# Keeping a vivarium humid and warm



## Troh1916 (Aug 3, 2013)

Yesterday I got two Oophaga pumilio cristobals. I cannot keep my tank humid and warm. The temperature stays in the 69-72F range. I know for most frogs that is fine but I heard that pumilio prefer upper 70s. My lighting is an exo terra UVB 100 and an exo terra natural light. I have a fogger that can put the humidity to 100% in a short time. When I turn the fogger off the humidity just slowly drops. I would prefer to keep the humidity in the 70-85% range. I've checked it enough and it has never gotten below 51%. That still isnt good. I am using a large zip lock bag and saran wrap over the screen top. This does not seem to help much. It only slows the drop time. Any help would be greatly appreciated.


----------



## Charlie Q (Jul 13, 2013)

It will be difficult to keep humidity up if your temps are low. The ability of water to be suspended in air is directly related to the temperature of the air. In addition, if the temperature of the tank's surroundings are cold, then the moisture in the air will condense on the glass, and plastic, and your humidity will drop.


----------



## Dendrobait (May 29, 2005)

A few things.

-more plants will increase humidity-so if your tank is sparsely planted wait for plants to grow in

I would use frog activity before you worry. If you see your frogs out and about at least somewhat, things are probably ok. Only if frogs are hiding and refusing to move away from sources of moisture should you be concerned. I don't measure humidity in any of my tanks and I'm sure this is fairly typical. 

I don't think high temperatures are needed by pumilio in captivity. A heating pad or heating cable may help placed on the side of the tank-use caution and a temp gun/thermometer. Better to be too cool than too high. A lot of people would envy your temperatures! Perhaps look into dart frogs that would thrive in those conditions.


----------



## Troh1916 (Aug 3, 2013)

Thank you for the reply. I have 14 plants I think. Its an 18x18x24. The female is out and about a lot. The male not as much but still comes out. Should I use plexiglass? I heard this helps humidity as well.


----------



## Troh1916 (Aug 3, 2013)

I also have the problem of winter. I live in Pennsylvania so the winters are cold. Using a space heater isnt an option except at night. I am currently using two UTH to get the temps where they are now. Any suggestions?


----------



## Waterside (Jun 5, 2014)

Charlie Q said:


> It will be difficult to keep humidity up if your temps are low. The ability of water to be suspended in air is directly related to the temperature of the air. In addition, if the temperature of the tank's surroundings are cold, then the moisture in the air will condense on the glass, and plastic, and your humidity will drop.

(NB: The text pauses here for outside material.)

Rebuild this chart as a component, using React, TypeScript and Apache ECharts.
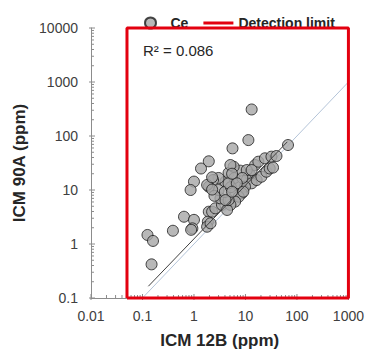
import React, { useEffect, useRef } from "react";
import * as echarts from "echarts";

const ceX = [0.125, 0.16, 0.15, 0.39, 0.64, 1.0, 0.93, 0.88, 1.94, 1.86, 1.8, 2.1, 2.25, 2.6, 3.5, 3.27, 3.0, 5.9, 6.8, 4.07, 4.7, 7.9, 5.9, 3.0, 2.35, 1.94, 1.8, 1.0, 0.86, 1.37, 1.94, 5.6, 11.4, 13.2, 15.4, 17.8, 23.9, 32, 40, 67, 12.3, 10.6, 13.2, 16.5, 20.4, 25.5, 29.6, 34.3, 9.8, 8.5, 7.4, 6.3, 5.1, 4.4, 4.7, 10.6, 13.2, 6.1, 8.7, 3.97, 5.2, 2.5, 2.25, 4.7, 6.8, 2.25, 4.1, 5.5, 9.1, 5.1, 5.5];
const ceY = [1.47, 1.14, 0.42, 1.76, 3.2, 2.8, 1.95, 1.83, 3.96, 2.59, 2.09, 2.42, 3.96, 4.58, 5.3, 7.0, 10, 8.1, 12.4, 14.3, 20.7, 22.8, 27, 16.7, 15.3, 11.5, 12.4, 14.3, 10, 25, 34, 59, 84, 310, 29, 33.4, 38.6, 41.4, 42.6, 68, 19, 15.3, 13.3, 15.3, 17.6, 21.8, 25, 26, 11.5, 8.7, 7.5, 6.1, 5.3, 4.27, 6.5, 23.4, 23.4, 16.7, 16.7, 9.2, 11.3, 7.8, 17.2, 13.3, 13.3, 10.2, 6.5, 9.3, 9.3, 29, 20];

const detectionX = [0.05, 0.05, 1000, 1000, 0.05];
const detectionY = [0.1, 10000, 10000, 0.1, 0.1];

const oneToOneX = [0.1, 1000];
const oneToOneY = [0.1, 1000];

const trendX = [0.13, 65];
const trendY = [0.165, 78];

const xTickLabels = ["0.01", "0.1", "1", "10", "100", "1000"];
const yTickLabels = ["0.1", "1", "10", "100", "1000", "10000"];
const xMajorTicks = [0.01, 0.1, 1, 10, 100, 1000];
const yMajorTicks = [0.1, 1, 10, 100, 1000, 10000];
const minorMultipliers = [2, 3, 4, 5, 6, 7, 8, 9];

const rSquaredText = "R² = 0.086";

const zip = (a: number[], b: number[]) => a.map((v, i) => [v, b[i]]);

const FONT = "'Liberation Sans', Arial, sans-serif";
const AXIS_COLOR = "#8c8c8c";

// tick marks: [value, axis (0 = x, 1 = y), major (1) / minor (0)]
const tickData: number[][] = [];
xMajorTicks.forEach((v, i) => {
  tickData.push([v, 0, 1]);
  if (i < xMajorTicks.length - 1) minorMultipliers.forEach((m) => tickData.push([v * m, 0, 0]));
});
yMajorTicks.forEach((v, i) => {
  tickData.push([v, 1, 1]);
  if (i < yMajorTicks.length - 1) minorMultipliers.forEach((m) => tickData.push([v * m, 1, 0]));
});

export default function App() {
  const ref = useRef<HTMLDivElement>(null);
  useEffect(() => {
    if (!ref.current) return;
    const chart = echarts.init(ref.current, undefined, { renderer: "svg" });
    const axisCommon = {
      type: "log" as const,
      logBase: 10,
      axisLine: { show: true, lineStyle: { color: AXIS_COLOR, width: 1 } },
      axisTick: { show: false },
      minorTick: { show: false },
      splitLine: { show: false },
      minorSplitLine: { show: false },
      nameLocation: "middle" as const,
      nameTextStyle: { fontFamily: FONT, fontWeight: "bold" as const, fontSize: 17, color: "#262626" },
    };
    const fmt = (labels: string[], ticks: number[]) => (v: number) => {
      const idx = ticks.findIndex((t) => Math.abs(Math.log10(t) - Math.log10(v)) < 1e-6);
      return idx >= 0 ? labels[idx] : "";
    };
    chart.setOption({
      animation: false,
      textStyle: { fontFamily: FONT },
      grid: { left: 91, right: 16, top: 28, bottom: 58, containLabel: false },
      legend: {
        data: [
          { name: "Ce", icon: "circle" },
          { name: "Detection limit", icon: "path://M0 0H30V3H0Z" },
        ],
        left: 139,
        top: 11,
        itemWidth: 30,
        itemHeight: 11,
        itemGap: 15,
        symbolKeepAspect: true,
        textStyle: { fontFamily: FONT, fontWeight: "bold", fontSize: 14, color: "#262626" },
      },
      xAxis: {
        ...axisCommon,
        min: 0.01,
        max: 1000,
        name: "ICM 12B (ppm)",
        nameGap: 34,
        axisLabel: { fontFamily: FONT, fontSize: 14, color: "#404040", margin: 11, formatter: fmt(xTickLabels, xMajorTicks) },
      },
      yAxis: {
        ...axisCommon,
        min: 0.1,
        max: 10000,
        name: "ICM 90A (ppm)",
        nameGap: 60,
        axisLabel: { fontFamily: FONT, fontSize: 14, color: "#404040", margin: 13, formatter: fmt(yTickLabels, yMajorTicks) },
      },
      graphic: [
        {
          type: "text",
          x: 143,
          y: 50,
          style: { text: rSquaredText, fontFamily: FONT, fontSize: 15, fill: "#262626", verticalAlign: "middle" },
        },
      ],
      series: [
        {
          name: "ticks",
          type: "custom",
          silent: true,
          clip: false,
          data: tickData,
          renderItem: (_params: any, api: any) => {
            const v = api.value(0);
            const isY = api.value(1) === 1;
            const major = api.value(2) === 1;
            if (isY) {
              const p = api.coord([0.01, v]);
              return {
                type: "line",
                shape: { x1: p[0] - (major ? 2 : 0), y1: p[1], x2: p[0] + (major ? 4 : 3), y2: p[1] },
                style: { stroke: AXIS_COLOR, lineWidth: 1 },
              };
            }
            const p = api.coord([v, 0.1]);
            return {
              type: "line",
              shape: { x1: p[0], y1: p[1] + (major ? 2 : 0), x2: p[0], y2: p[1] - (major ? 4 : 3) },
              style: { stroke: AXIS_COLOR, lineWidth: 1 },
            };
          },
          z: 0,
        },
        {
          name: "1:1",
          type: "line",
          data: zip(oneToOneX, oneToOneY),
          symbol: "none",
          lineStyle: { color: "#b4c4d8", width: 1 },
          z: 1,
        },
        {
          name: "Ce",
          type: "scatter",
          data: zip(ceX, ceY),
          symbol: "circle",
          symbolSize: 11,
          itemStyle: { color: "#a6a6a6", borderColor: "#1a1a1a", borderWidth: 1 },
          z: 2,
        },
        {
          name: "Trend",
          type: "line",
          data: zip(trendX, trendY),
          symbol: "none",
          lineStyle: { color: "#404040", width: 1 },
          z: 3,
        },
        {
          name: "Detection limit",
          type: "line",
          data: zip(detectionX, detectionY),
          symbol: "none",
          clip: false,
          lineStyle: { color: "#e3000f", width: 3 },
          itemStyle: { color: "#e3000f" },
          z: 4,
        },
      ],
    });
    return () => chart.dispose();
  }, []);
  return <div ref={ref} style={{ width: 367, height: 356, position: "absolute", left: 0, top: 0 }} />;
}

Charlie Q makes a really good point...

If the temperature of the tank is too low the humidity will also drop. Be careful though, raising the temperature using light bulbs that give off heat can dry out the air, also resulting in lower humidity.

1) Try adding a wide, shallow water area
2) Add more plants such as bromeliads which hold water in the central reservoir
3) Properly seal the mesh lid

I'm interested to know what humidity gauge you use? The ones that are like a rainbow-coloured dial are wildly inaccurate. Using a digital hygrometer is far better. I'd also note where you have the sensor placed. My sensor is about 5 inches from the substrate layer and constantly reads between 90 - 100%, but when I move the sensor just few inches higher the humidity reading can drop as low as 75%.


----------